Begin LISTING

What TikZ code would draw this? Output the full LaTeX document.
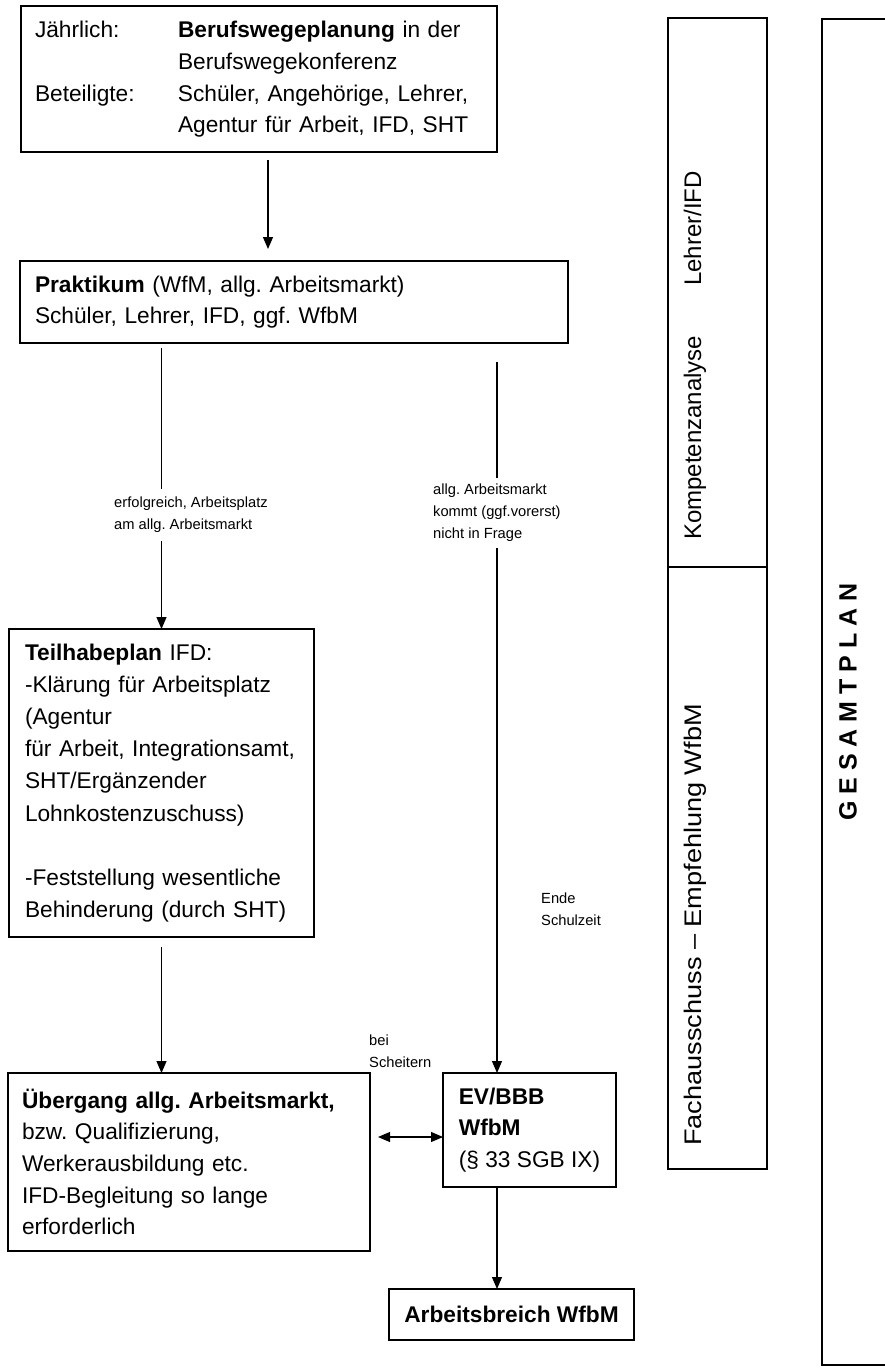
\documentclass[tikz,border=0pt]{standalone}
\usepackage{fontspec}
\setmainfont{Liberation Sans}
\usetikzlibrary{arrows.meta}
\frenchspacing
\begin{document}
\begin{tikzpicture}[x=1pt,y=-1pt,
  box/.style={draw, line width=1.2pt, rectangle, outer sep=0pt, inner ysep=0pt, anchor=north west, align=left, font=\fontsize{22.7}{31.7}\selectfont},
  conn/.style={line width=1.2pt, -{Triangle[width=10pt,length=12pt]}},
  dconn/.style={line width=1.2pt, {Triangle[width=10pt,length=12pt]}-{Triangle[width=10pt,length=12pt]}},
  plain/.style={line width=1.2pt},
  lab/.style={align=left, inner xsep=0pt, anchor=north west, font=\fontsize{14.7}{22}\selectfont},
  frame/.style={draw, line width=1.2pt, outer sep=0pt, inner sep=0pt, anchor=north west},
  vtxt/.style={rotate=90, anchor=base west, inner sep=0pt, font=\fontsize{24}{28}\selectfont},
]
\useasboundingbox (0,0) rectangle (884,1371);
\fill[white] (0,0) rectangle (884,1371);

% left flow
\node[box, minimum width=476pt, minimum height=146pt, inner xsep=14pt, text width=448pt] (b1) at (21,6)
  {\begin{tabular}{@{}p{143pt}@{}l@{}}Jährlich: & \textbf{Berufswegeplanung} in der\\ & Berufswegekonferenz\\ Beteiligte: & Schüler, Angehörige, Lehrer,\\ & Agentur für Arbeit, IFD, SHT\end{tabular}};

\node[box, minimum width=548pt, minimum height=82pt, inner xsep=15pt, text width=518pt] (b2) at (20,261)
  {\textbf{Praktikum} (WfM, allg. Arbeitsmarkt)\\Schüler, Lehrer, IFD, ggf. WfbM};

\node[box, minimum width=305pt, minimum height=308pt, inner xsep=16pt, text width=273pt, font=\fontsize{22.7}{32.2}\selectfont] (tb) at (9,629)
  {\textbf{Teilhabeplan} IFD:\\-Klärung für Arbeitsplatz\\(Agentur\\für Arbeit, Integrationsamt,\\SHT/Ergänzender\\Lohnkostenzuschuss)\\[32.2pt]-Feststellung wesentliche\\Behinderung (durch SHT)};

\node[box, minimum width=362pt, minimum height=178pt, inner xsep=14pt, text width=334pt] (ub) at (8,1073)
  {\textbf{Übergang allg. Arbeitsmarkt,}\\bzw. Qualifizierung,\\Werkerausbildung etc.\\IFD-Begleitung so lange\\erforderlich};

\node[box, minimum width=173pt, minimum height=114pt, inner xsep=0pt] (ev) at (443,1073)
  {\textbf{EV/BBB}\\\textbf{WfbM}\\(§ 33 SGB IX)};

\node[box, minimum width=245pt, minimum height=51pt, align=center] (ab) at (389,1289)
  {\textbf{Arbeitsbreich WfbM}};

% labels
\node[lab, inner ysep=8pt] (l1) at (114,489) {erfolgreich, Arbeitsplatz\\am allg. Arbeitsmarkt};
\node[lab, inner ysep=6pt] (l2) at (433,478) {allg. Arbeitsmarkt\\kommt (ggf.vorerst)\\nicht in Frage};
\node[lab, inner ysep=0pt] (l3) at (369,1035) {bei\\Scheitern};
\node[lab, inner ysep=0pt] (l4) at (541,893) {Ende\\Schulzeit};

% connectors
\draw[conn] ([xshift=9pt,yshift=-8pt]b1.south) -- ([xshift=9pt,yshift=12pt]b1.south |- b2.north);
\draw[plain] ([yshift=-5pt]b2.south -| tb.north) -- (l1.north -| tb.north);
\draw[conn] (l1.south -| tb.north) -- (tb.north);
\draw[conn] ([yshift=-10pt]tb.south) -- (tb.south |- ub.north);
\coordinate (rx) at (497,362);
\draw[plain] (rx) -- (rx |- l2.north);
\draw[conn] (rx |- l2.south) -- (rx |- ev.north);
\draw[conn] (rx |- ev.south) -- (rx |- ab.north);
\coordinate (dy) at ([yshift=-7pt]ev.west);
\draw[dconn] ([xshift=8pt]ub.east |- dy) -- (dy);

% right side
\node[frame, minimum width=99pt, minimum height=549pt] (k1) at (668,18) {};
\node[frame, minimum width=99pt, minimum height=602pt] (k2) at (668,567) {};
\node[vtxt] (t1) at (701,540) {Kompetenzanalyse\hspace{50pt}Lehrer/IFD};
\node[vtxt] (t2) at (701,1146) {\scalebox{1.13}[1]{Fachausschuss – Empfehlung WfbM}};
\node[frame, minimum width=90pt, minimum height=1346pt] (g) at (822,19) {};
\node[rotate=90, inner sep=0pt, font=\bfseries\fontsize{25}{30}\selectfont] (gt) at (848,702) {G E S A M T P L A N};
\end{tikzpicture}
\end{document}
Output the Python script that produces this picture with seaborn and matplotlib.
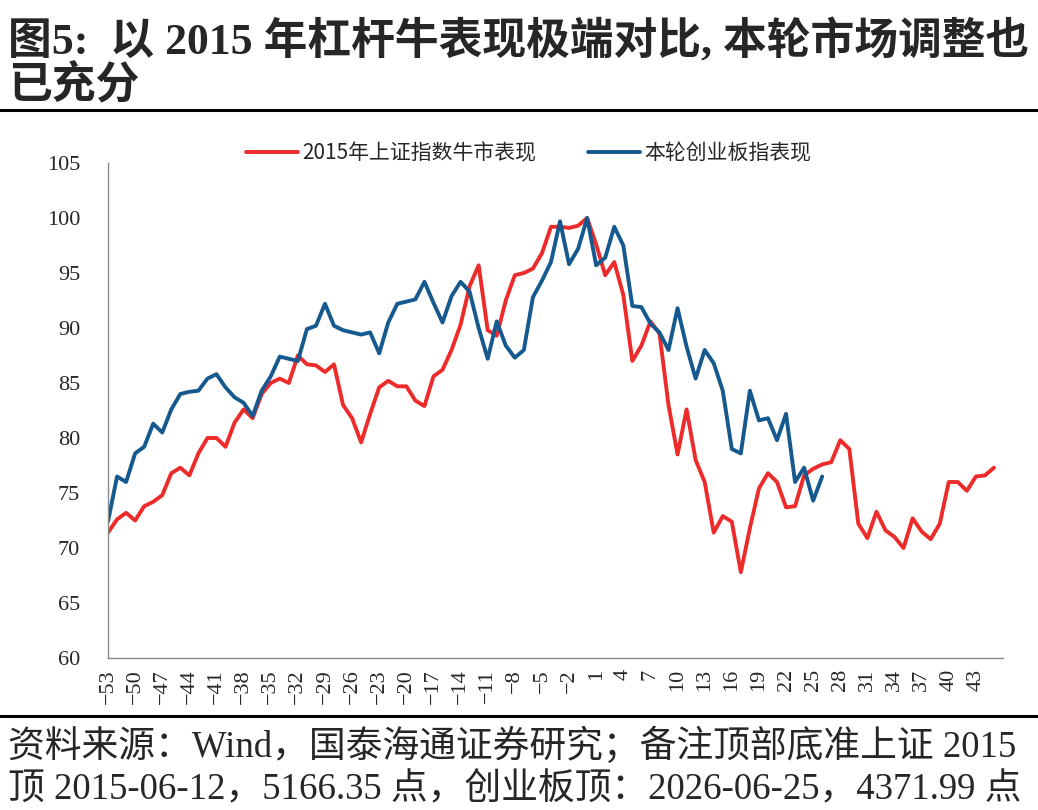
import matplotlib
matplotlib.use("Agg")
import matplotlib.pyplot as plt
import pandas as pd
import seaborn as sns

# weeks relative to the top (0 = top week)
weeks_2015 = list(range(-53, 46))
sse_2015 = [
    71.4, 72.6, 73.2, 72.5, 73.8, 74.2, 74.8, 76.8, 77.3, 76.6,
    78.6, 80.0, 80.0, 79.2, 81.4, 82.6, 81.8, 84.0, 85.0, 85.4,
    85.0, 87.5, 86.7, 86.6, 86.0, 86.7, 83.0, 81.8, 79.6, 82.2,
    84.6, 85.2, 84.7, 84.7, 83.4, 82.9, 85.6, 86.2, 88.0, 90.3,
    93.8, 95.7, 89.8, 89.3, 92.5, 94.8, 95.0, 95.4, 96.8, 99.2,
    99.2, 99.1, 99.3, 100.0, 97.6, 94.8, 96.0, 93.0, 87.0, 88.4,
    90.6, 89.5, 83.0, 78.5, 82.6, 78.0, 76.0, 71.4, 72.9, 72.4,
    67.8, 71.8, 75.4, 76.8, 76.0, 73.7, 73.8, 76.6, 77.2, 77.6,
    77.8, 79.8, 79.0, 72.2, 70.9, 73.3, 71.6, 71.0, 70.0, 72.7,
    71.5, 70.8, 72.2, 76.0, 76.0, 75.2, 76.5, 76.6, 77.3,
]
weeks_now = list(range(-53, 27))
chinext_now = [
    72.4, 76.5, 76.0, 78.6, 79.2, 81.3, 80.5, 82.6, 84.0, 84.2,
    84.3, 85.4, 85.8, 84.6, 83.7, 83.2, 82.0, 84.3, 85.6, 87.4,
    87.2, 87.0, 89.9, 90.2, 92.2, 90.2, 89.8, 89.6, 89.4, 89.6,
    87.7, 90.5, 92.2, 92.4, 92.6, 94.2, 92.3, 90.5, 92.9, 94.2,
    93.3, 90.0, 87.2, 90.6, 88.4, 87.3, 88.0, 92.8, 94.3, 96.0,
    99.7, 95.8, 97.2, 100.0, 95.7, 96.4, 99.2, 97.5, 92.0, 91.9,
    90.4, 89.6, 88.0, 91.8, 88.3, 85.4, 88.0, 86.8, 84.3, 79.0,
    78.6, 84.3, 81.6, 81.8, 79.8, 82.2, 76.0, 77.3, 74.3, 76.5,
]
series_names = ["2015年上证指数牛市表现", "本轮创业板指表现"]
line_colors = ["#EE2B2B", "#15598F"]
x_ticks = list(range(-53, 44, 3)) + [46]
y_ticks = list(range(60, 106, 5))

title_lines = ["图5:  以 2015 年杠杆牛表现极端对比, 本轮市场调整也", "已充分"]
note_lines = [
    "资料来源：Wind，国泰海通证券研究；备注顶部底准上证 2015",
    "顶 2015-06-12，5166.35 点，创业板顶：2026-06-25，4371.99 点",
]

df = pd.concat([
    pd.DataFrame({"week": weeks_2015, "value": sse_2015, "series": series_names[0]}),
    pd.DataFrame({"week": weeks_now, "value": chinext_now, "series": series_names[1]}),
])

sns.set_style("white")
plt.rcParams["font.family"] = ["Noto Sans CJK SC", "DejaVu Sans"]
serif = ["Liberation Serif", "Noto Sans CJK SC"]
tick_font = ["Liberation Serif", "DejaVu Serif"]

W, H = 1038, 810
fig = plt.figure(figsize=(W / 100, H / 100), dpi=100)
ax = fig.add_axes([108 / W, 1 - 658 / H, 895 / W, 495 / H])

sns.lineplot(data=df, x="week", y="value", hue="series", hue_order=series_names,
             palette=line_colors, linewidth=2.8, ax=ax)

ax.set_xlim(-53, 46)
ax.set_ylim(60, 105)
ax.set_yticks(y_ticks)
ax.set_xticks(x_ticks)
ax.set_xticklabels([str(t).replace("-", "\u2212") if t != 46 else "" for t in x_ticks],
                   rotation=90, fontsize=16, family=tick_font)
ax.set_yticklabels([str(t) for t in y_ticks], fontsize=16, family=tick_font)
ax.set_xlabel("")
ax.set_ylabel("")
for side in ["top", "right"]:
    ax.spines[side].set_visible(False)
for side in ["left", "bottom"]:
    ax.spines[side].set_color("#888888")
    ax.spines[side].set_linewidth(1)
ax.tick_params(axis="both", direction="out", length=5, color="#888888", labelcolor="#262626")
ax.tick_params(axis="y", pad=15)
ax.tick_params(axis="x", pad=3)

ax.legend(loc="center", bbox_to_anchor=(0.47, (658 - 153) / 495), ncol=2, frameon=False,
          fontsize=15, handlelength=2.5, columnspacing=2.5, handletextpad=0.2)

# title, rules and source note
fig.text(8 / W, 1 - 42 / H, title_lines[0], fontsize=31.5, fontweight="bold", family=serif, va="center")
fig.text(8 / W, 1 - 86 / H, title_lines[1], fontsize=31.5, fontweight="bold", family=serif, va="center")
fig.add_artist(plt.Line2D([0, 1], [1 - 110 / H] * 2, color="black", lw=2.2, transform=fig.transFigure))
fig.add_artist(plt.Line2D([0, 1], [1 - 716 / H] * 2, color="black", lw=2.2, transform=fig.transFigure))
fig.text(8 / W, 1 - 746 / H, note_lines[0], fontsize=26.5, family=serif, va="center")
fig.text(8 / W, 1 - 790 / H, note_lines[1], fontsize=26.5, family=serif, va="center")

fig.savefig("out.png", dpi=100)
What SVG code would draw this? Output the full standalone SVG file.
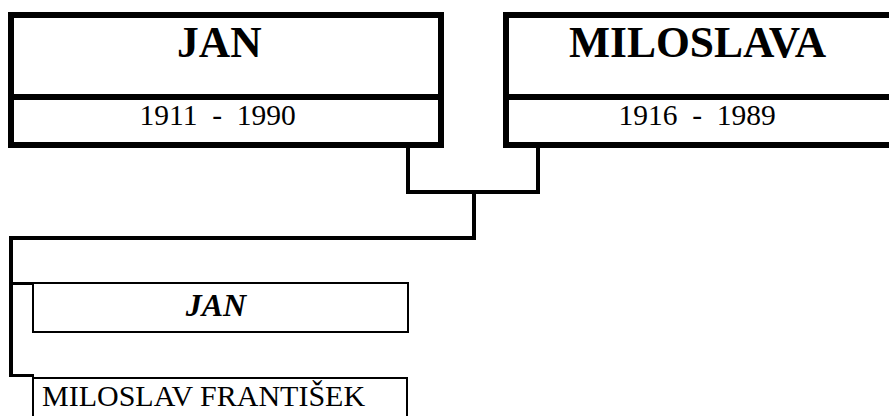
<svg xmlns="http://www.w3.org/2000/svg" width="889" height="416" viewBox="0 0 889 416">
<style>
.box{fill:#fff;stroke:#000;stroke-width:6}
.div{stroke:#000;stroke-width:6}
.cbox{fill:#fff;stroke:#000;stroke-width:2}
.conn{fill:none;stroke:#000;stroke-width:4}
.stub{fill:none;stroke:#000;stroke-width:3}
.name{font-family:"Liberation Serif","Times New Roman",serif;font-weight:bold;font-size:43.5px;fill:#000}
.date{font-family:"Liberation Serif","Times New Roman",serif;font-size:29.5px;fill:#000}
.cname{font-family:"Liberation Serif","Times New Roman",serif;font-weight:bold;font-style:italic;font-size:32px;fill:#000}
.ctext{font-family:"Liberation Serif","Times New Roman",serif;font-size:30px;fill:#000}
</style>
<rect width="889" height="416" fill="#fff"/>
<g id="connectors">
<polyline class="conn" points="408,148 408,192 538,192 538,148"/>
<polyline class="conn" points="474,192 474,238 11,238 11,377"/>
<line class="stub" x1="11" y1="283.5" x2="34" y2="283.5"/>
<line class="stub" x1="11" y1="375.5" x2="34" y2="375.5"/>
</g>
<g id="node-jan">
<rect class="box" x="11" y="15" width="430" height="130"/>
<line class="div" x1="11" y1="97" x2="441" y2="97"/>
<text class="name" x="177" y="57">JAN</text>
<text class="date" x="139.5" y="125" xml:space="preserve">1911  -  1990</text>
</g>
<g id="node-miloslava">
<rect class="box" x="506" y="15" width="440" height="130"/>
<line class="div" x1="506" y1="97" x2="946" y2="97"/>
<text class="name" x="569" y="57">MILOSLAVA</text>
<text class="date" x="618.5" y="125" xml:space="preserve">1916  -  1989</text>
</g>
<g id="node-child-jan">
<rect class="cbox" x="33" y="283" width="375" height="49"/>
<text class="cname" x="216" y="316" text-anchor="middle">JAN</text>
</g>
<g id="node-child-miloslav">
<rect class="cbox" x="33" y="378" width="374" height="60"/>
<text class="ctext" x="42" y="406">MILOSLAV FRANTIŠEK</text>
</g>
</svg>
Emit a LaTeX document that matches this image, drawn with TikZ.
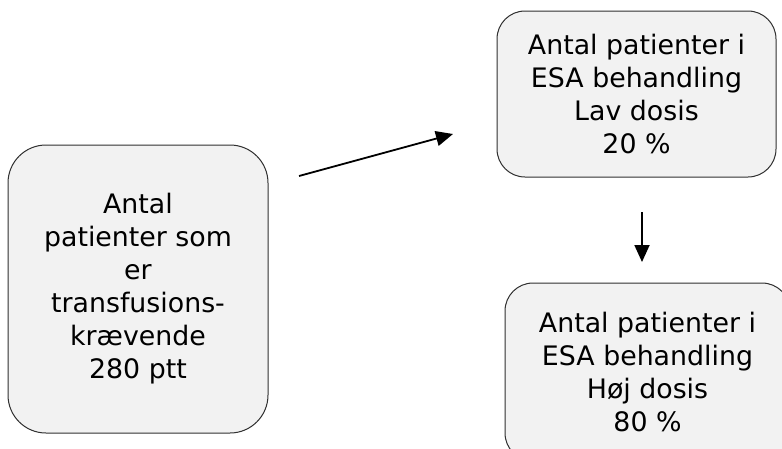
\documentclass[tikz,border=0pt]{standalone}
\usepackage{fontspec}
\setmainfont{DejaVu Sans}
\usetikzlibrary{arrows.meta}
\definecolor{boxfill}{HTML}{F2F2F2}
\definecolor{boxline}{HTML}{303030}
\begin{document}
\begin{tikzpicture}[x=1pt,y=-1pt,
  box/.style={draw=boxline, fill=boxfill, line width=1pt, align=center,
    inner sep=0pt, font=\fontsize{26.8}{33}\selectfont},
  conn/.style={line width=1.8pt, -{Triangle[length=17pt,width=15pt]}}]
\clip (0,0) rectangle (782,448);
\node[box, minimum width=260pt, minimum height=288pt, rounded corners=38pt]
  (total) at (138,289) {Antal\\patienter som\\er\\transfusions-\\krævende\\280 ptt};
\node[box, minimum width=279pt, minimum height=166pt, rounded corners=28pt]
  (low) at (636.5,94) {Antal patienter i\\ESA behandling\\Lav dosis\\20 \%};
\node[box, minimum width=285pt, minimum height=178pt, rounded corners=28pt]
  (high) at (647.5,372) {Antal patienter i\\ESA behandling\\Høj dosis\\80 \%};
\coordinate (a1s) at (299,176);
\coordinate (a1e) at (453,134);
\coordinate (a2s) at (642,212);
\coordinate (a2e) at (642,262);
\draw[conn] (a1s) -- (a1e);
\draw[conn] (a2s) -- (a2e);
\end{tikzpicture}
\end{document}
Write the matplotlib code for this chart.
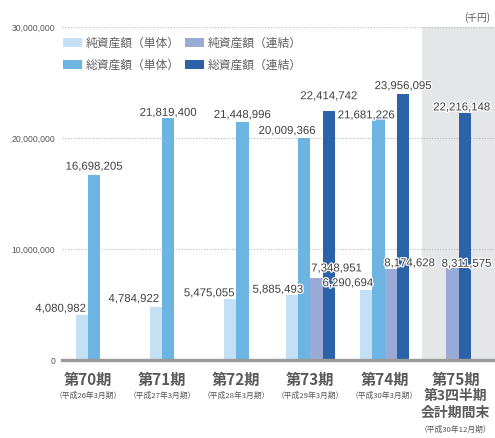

End LISTING

**OBJECTIVE:** Leave out the pictures and restate, word for word, the lines from the top of the data through the line containing "Lehrer, IFD, ggf.", both included.

**SOLVED EXERCISE:**
What TikZ code would draw this? Output the full LaTeX document.
\documentclass[tikz,border=0pt]{standalone}
\usepackage{fontspec}
\setmainfont{Liberation Sans}
\usetikzlibrary{arrows.meta}
\frenchspacing
\begin{document}
\begin{tikzpicture}[x=1pt,y=-1pt,
  box/.style={draw, line width=1.2pt, rectangle, outer sep=0pt, inner ysep=0pt, anchor=north west, align=left, font=\fontsize{22.7}{31.7}\selectfont},
  conn/.style={line width=1.2pt, -{Triangle[width=10pt,length=12pt]}},
  dconn/.style={line width=1.2pt, {Triangle[width=10pt,length=12pt]}-{Triangle[width=10pt,length=12pt]}},
  plain/.style={line width=1.2pt},
  lab/.style={align=left, inner xsep=0pt, anchor=north west, font=\fontsize{14.7}{22}\selectfont},
  frame/.style={draw, line width=1.2pt, outer sep=0pt, inner sep=0pt, anchor=north west},
  vtxt/.style={rotate=90, anchor=base west, inner sep=0pt, font=\fontsize{24}{28}\selectfont},
]
\useasboundingbox (0,0) rectangle (884,1371);
\fill[white] (0,0) rectangle (884,1371);

% left flow
\node[box, minimum width=476pt, minimum height=146pt, inner xsep=14pt, text width=448pt] (b1) at (21,6)
  {\begin{tabular}{@{}p{143pt}@{}l@{}}Jährlich: & \textbf{Berufswegeplanung} in der\\ & Berufswegekonferenz\\ Beteiligte: & Schüler, Angehörige, Lehrer,\\ & Agentur für Arbeit, IFD, SHT\end{tabular}};

\node[box, minimum width=548pt, minimum height=82pt, inner xsep=15pt, text width=518pt] (b2) at (20,261)
  {\textbf{Praktikum} (WfM, allg. Arbeitsmarkt)\\Schüler, Lehrer, IFD, ggf. WfbM};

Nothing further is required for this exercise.